NFL executive V.P. of football operations Ray Anderson said on the Black Friday edition of The Dan Patrick Show that the rule that wipes out replay review if the head coach has the audacity to ask for that which he already is entitled could be changed not after the current season but during it.

Regardless of when the rule is changed, coaches need to be more careful until it does.

While it’s inexcusable for any coach or anyone who covers the NFL to have not known about the red-flag rule on Thursday, given that the issue was one of the major talking points emerging from Week 11, coaches are human. They surrender to impulse in the heat of the moment. They throw the red flag without necessarily thinking that they shouldn’t, especially since until last year the only time the red flag couldn’t be used came during the final two minutes of either half or in overtime.
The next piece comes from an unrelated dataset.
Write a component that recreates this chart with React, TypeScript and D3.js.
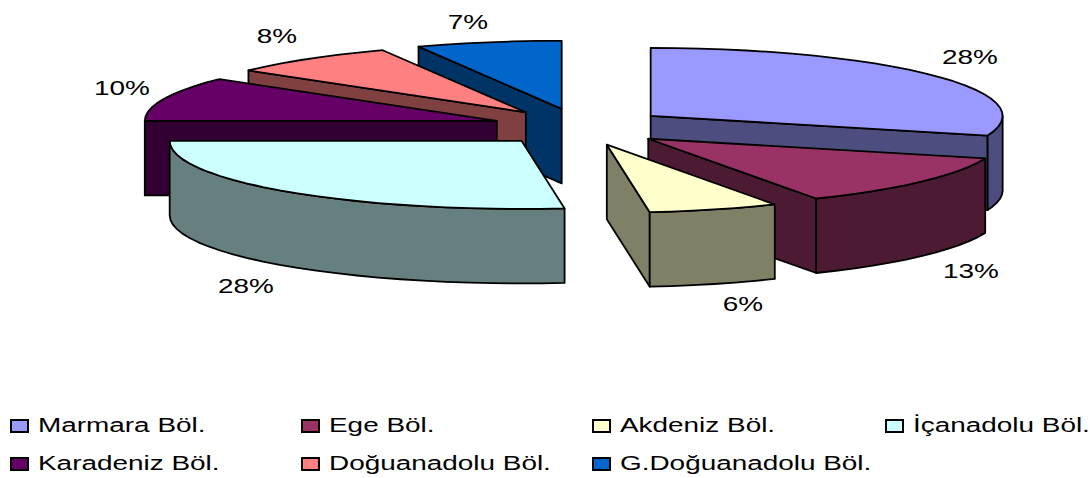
import React from "react";
import * as d3 from "d3";

const categories = ["Marmara Böl.", "Ege Böl.", "Akdeniz Böl.", "İçanadolu Böl.", "Karadeniz Böl.", "Doğuanadolu Böl.", "G.Doğuanadolu Böl."];
const shares = [28, 13, 6, 28, 10, 8, 7];
const topColors = ["#9999FF", "#993366", "#FFFFCC", "#CCFFFF", "#660066", "#FF8080", "#0066CC"];
const wallColors = ["#4D4D80", "#4D1A33", "#808066", "#668080", "#330033", "#804040", "#003366"];

const W = 1090, H = 478;
const cx = 580, cy = 127, rx = 352, ry = 68, depth = 74.5, explodeX = 88, explodeY = 18.6;
const paintOrder = [6, 5, 4, 3, 0, 1, 2];
const labelPos = [[970, 64], [971, 278], [743, 311], [246, 293], [122, 95], [277, 43], [468, 29]];
const legendX = [10, 301, 592, 885];
const legendY = [432, 470];
const stretch = 1.33;

// the 3D view of the pie bends the angles a little: true angle -> drawn angle, in degrees
const view = d3.scaleLinear().domain([0, 100.8, 147.6, 169.2, 270, 306, 334.8, 360]).range([0, 106.8, 151.5, 173, 270, 308, 336, 360]);
const deg = (r: number) => (r * 180) / Math.PI;
const rad = (d: number) => (d * Math.PI) / 180;

const arcs = d3.pie<number>().sort(null).startAngle(0).endAngle(2 * Math.PI)(shares);
const line = d3.line();

type P = [number, number];
function arcPoints(ox: number, oy: number, a0: number, a1: number, dy = 0): P[] {
  const n = Math.max(2, Math.ceil((a1 - a0) / 4));
  return d3.range(n + 1).map((i) => {
    const a = rad(a0 + ((a1 - a0) * i) / n);
    return [ox + rx * Math.sin(a), oy - ry * Math.cos(a) + dy] as P;
  });
}

function Slice({ i }: { i: number }) {
  const d = arcs[i];
  const a0 = view(deg(d.startAngle));
  const a1 = view(deg(d.endAngle));
  const mid = rad((a0 + a1) / 2);
  const ox = cx + explodeX * Math.sin(mid);
  const oy = cy - explodeY * Math.cos(mid);
  const edge = (a: number): P => [ox + rx * Math.sin(rad(a)), oy - ry * Math.cos(rad(a))];
  const wall = (a: number) => {
    const e = edge(a);
    return line([[ox, oy], e, [e[0], e[1] + depth], [ox, oy + depth]] as P[]) + "Z";
  };
  const f0 = Math.max(a0, 90), f1 = Math.min(a1, 270);
  const common = { stroke: "#000", strokeWidth: 1.8, strokeLinejoin: "round" as const };
  return (
    <g>
      {Math.sin(rad(a0)) < -1e-6 && <path d={wall(a0)} fill={wallColors[i]} {...common} />}
      {Math.sin(rad(a1)) > 1e-6 && <path d={wall(a1)} fill={wallColors[i]} {...common} />}
      {f1 > f0 && (
        <path
          d={line([...arcPoints(ox, oy, f0, f1), ...arcPoints(ox, oy, f0, f1, depth).reverse()]) + "Z"}
          fill={wallColors[i]}
          {...common}
        />
      )}
      <path d={line([[ox, oy] as P, ...arcPoints(ox, oy, a0, a1)]) + "Z"} fill={topColors[i]} {...common} />
    </g>
  );
}

const textStyle = { fontFamily: "'Liberation Sans', Arial, sans-serif", fontSize: 21, fill: "#000" };

export default function App() {
  const pct = d3.format(".0f");
  return (
    <svg width={W} height={H} viewBox={`0 0 ${W} ${H}`} style={{ position: "absolute", left: 0, top: 0, background: "#fff" }}>
      {paintOrder.map((i) => (
        <Slice key={i} i={i} />
      ))}
      {shares.map((v, i) => (
        <text key={i} transform={`translate(${labelPos[i][0]},${labelPos[i][1]}) scale(${stretch},1)`} textAnchor="middle" style={textStyle}>
          {pct(v)}%
        </text>
      ))}
      {categories.map((c, i) => {
        const x = legendX[i % 4];
        const y = legendY[Math.floor(i / 4)];
        return (
          <g key={c}>
            <rect x={x + 1} y={y - 12} width={17} height={12} fill={topColors[i]} stroke="#000" strokeWidth={2} />
            <text transform={`translate(${x + 28},${y}) scale(${stretch},1)`} style={textStyle}>
              {c}
            </text>
          </g>
        );
      })}
    </svg>
  );
}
The safest approach would be to give the red flag to someone else, like the guy who holds the nuclear football for the president. When the coach feels the urge to throw the red flag, he turns to the keeper of the red flag, who is charged with knowing the rule and knowing when the red flag can and can’t be thrown.

And if it can’t be thrown, the keeper of the red flag should shake his head like he’s turning down a piece of pizza made by a guy who didn’t wash his hands after going to the bathroom.

It’s an easy fix to a potentially game-altering blunder. And when even the smartest of coaches can’t think clearly through a cloud of piss, vinegar, and adrenaline, it’s a critical one, too.